_COLLECTED MATERIAL_.

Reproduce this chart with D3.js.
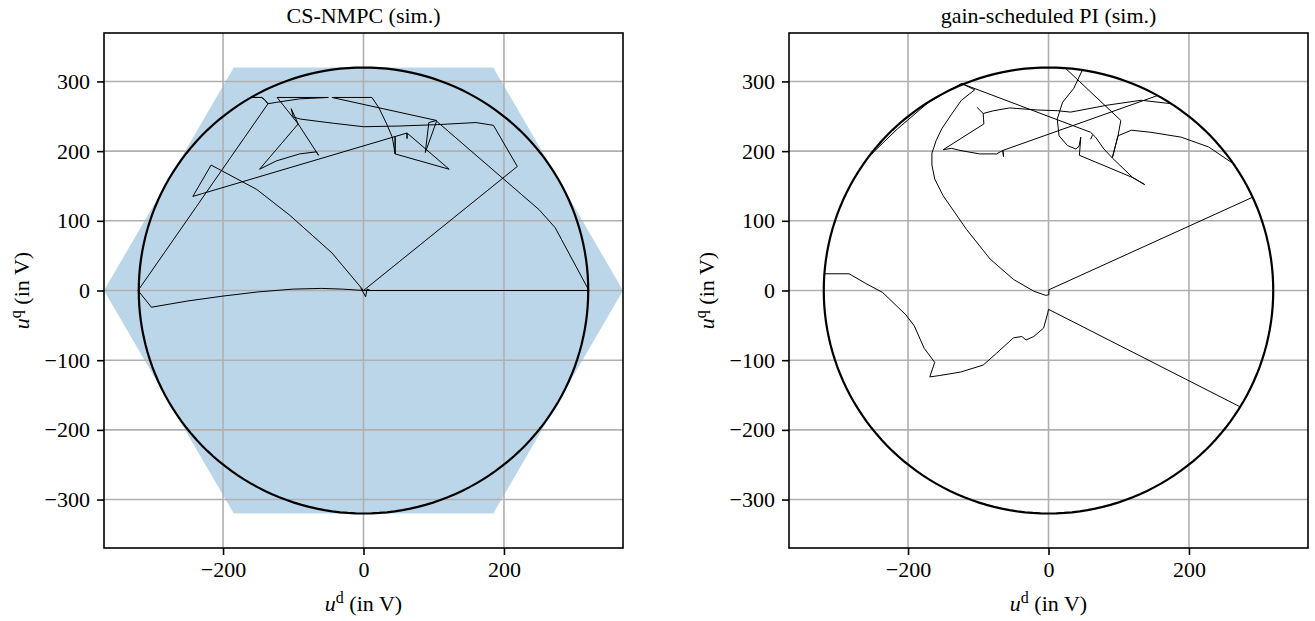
<!DOCTYPE html>
<html>
<head>
<meta charset="utf-8">
<script src="https://cdn.jsdelivr.net/npm/d3@7"></script>
<style>
  body { margin: 0; background: #fff; }
  text { font-family: "Liberation Serif", "DejaVu Serif", serif; fill: #000; }
</style>
</head>
<body>
<script>
// ---- data (u_d, u_q in V) ----
const xTicks = [-200, 0, 200]
const yTicks = [-300, -200, -100, 0, 100, 200, 300]
const voltageRadius = 320          // circle limit
const hexVertex = 369.5            // hexagon vertex = 2/sqrt(3) * radius
const titles = ["CS-NMPC (sim.)", "gain-scheduled PI (sim.)"]

// CS-NMPC trajectory pieces
const nmpcA = [[0,0],[321,0],[273,90],[250,116],[104,243],[88,198],[93,241],[104,244],[-45,277],[12,277],
  [22,262],[33,239],[41,220],[45,196],[45,221],[45,196],[122,174],[62,226],[62,218],[62,226],[-243,135],
  [-217,180],[-152,145],[-105,108],[-45,54],[0,0]]
const nmpcB = [[-50,277],[-91,275],[-124,270],[-136,268],[-141,274],[-145,277],[-160,277],[-145,277],[-141,274],
  [-136,268],[-321,0],[-302,-24],[-250,-15],[-200,-8],[-150,-2],[-100,2],[-60,3],[-30,2],[0,0],[219,178],
  [185,237],[160,241],[105,238],[50,236],[0,235],[-43,240],[-90,246],[-100,249],[-103,261],[-98,250],[-93,239],
  [-148,174],[-124,186],[-91,196],[-67,199],[-64,194],[-93,239],[-123,277],[-50,277]]
const nmpcC = [[-4,4],[3,-9],[5,2],[10,0]]

// gain-scheduled PI trajectory pieces
const piA = [[-320,24],[-284,24],[-260,10],[-236,-3],[-203,-35],[-191,-51],[-177,-83],[-162,-103],[-169,-124],
  [-155,-122],[-125,-117],[-93,-107],[-74,-90],[-50,-68],[-38,-66],[-32,-71],[-21,-66],[-7,-54],[-1,-32],[0,-27],[273,-167]]
const piB = [[291,134],[0.5,1],[0.5,-6],[-4,-7],[-21,-1],[-50,16],[-83,45],[-117,88],[-150,136],[-162,160],
  [-166,180],[-166,197],[-160,215],[-152,232],[-138,253],[-124,273],[-105,288],[-124,297],[60,227],[67,220],
  [79,203],[91,190],[120,162],[137,152]]
const piC = [[-258,190],[-215,232],[-172,269],[-150,282],[-124,297]]
const piD = [[23,320],[103,244],[99,222],[91,191],[99,222],[118,230],[146,227],[189,220],[228,206],[266,180]]
const piE = [[48,316],[36,290],[20,270],[12.5,246],[15,222],[27,208],[39,203],[43.5,207],[46,220],[44,194],[120,162],[137,152]]
const piF = [[-102,263],[-93,254],[-78,258],[-55,262],[-16,259],[12.5,258],[31.5,256],[84,266],[132,273],[175,268]]
const piG = [[-93,254],[-92,239],[-150,202],[-138,204],[-126,201],[-98,196],[-74,196],[-65,201],[-64,192],[-65,201],[156,280]]
const piH = [[62.6,223],[60,217]]

const W = 1315, H = 621
const FS = 22
const svg = d3.select("body").append("svg").attr("width", W).attr("height", H)

function panel(i, left, right, traces, showHex){
  const top = 33, bottom = 548
  const x = d3.scaleLinear().domain([-hexVertex, hexVertex]).range([left, right])
  const y = d3.scaleLinear().domain([-hexVertex, hexVertex]).range([bottom, top])
  const g = svg.append("g")

  g.append("clipPath").attr("id", "clip" + i)
    .append("rect").attr("x", left).attr("y", top).attr("width", right - left).attr("height", bottom - top)
  const plot = g.append("g").attr("clip-path", `url(#clip${i})`)

  if (showHex){
    const hex = d3.range(6).map(k => {
      const a = k * Math.PI / 3
      return [x(hexVertex * Math.cos(a)), y(hexVertex * Math.sin(a))]
    })
    plot.append("polygon").attr("points", hex.map(p => p.join(",")).join(" "))
      .attr("fill", "#1f77b4").attr("fill-opacity", 0.3)
  }

  // grid
  plot.selectAll(".gx").data(xTicks).join("line")
    .attr("x1", d => x(d)).attr("x2", d => x(d)).attr("y1", top).attr("y2", bottom)
    .attr("stroke", "#b0b0b0").attr("stroke-width", 1.6)
  plot.selectAll(".gy").data(yTicks).join("line")
    .attr("y1", d => y(d)).attr("y2", d => y(d)).attr("x1", left).attr("x2", right)
    .attr("stroke", "#b0b0b0").attr("stroke-width", 1.6)

  // voltage circle
  const circ = d3.range(0, 361, 2).map(a => [voltageRadius * Math.cos(a * Math.PI / 180), voltageRadius * Math.sin(a * Math.PI / 180)])
  const line = d3.line().x(d => x(d[0])).y(d => y(d[1]))
  plot.append("path").attr("d", line(circ)).attr("fill", "none").attr("stroke", "#000").attr("stroke-width", 2.2)

  // trajectories
  plot.selectAll(".traj").data(traces).join("path")
    .attr("d", d => line(d)).attr("fill", "none").attr("stroke", "#000")
    .attr("stroke-width", 1).attr("stroke-linejoin", "round")

  // axes
  const ax = g.append("g").attr("transform", `translate(0,${bottom})`)
    .call(d3.axisBottom(x).tickValues(xTicks).tickSize(7).tickPadding(6))
  const ay = g.append("g").attr("transform", `translate(${left},0)`)
    .call(d3.axisLeft(y).tickValues(yTicks).tickSize(7).tickPadding(7))
  for (const a of [ax, ay]){
    a.select(".domain").remove()
    a.selectAll(".tick line").attr("stroke", "#000").attr("stroke-width", 1.6)
    a.selectAll(".tick text").attr("font-size", FS).attr("font-family", "Liberation Serif, serif").attr("fill", "#000")
  }

  g.append("rect").attr("x", left).attr("y", top).attr("width", right - left).attr("height", bottom - top)
    .attr("fill", "none").attr("stroke", "#000").attr("stroke-width", 1.6)

  // title
  g.append("text").attr("x", (left + right) / 2).attr("y", 23).attr("text-anchor", "middle")
    .attr("font-size", FS).text(titles[i])

  // axis labels
  const xl = g.append("text").attr("x", (left + right) / 2).attr("y", 611).attr("text-anchor", "middle").attr("font-size", FS)
  xl.append("tspan").attr("font-style", "italic").text("u")
  xl.append("tspan").attr("font-size", 16).attr("dy", -8).text("d")
  xl.append("tspan").attr("dy", 8).text("\u00a0(in V)")

  const yl = g.append("text").attr("transform", `translate(${left - 75},${(top + bottom) / 2}) rotate(-90)`)
    .attr("text-anchor", "middle").attr("font-size", FS)
  yl.append("tspan").attr("font-style", "italic").text("u")
  yl.append("tspan").attr("font-size", 16).attr("dy", -8).text("q")
  yl.append("tspan").attr("dy", 8).text("\u00a0(in V)")
}

panel(0, 104, 623, [nmpcA, nmpcB, nmpcC], true)
panel(1, 789, 1308, [piA, piB, piC, piD, piE, piF, piG, piH], false)
</script>
</body>
</html>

_AIM OF THE TASK_.
With the pictures left out, restate word for word every line of the data above, from the first down to the line that contains "const nmpcC = [[-4,4],[3,-9],[5,2],[10,0]]".

_FULL RESPONSE_.
Reproduce this chart with D3.js.
<!DOCTYPE html>
<html>
<head>
<meta charset="utf-8">
<script src="https://cdn.jsdelivr.net/npm/d3@7"></script>
<style>
  body { margin: 0; background: #fff; }
  text { font-family: "Liberation Serif", "DejaVu Serif", serif; fill: #000; }
</style>
</head>
<body>
<script>
// ---- data (u_d, u_q in V) ----
const xTicks = [-200, 0, 200]
const yTicks = [-300, -200, -100, 0, 100, 200, 300]
const voltageRadius = 320          // circle limit
const hexVertex = 369.5            // hexagon vertex = 2/sqrt(3) * radius
const titles = ["CS-NMPC (sim.)", "gain-scheduled PI (sim.)"]

// CS-NMPC trajectory pieces
const nmpcA = [[0,0],[321,0],[273,90],[250,116],[104,243],[88,198],[93,241],[104,244],[-45,277],[12,277],
  [22,262],[33,239],[41,220],[45,196],[45,221],[45,196],[122,174],[62,226],[62,218],[62,226],[-243,135],
  [-217,180],[-152,145],[-105,108],[-45,54],[0,0]]
const nmpcB = [[-50,277],[-91,275],[-124,270],[-136,268],[-141,274],[-145,277],[-160,277],[-145,277],[-141,274],
  [-136,268],[-321,0],[-302,-24],[-250,-15],[-200,-8],[-150,-2],[-100,2],[-60,3],[-30,2],[0,0],[219,178],
  [185,237],[160,241],[105,238],[50,236],[0,235],[-43,240],[-90,246],[-100,249],[-103,261],[-98,250],[-93,239],
  [-148,174],[-124,186],[-91,196],[-67,199],[-64,194],[-93,239],[-123,277],[-50,277]]
const nmpcC = [[-4,4],[3,-9],[5,2],[10,0]]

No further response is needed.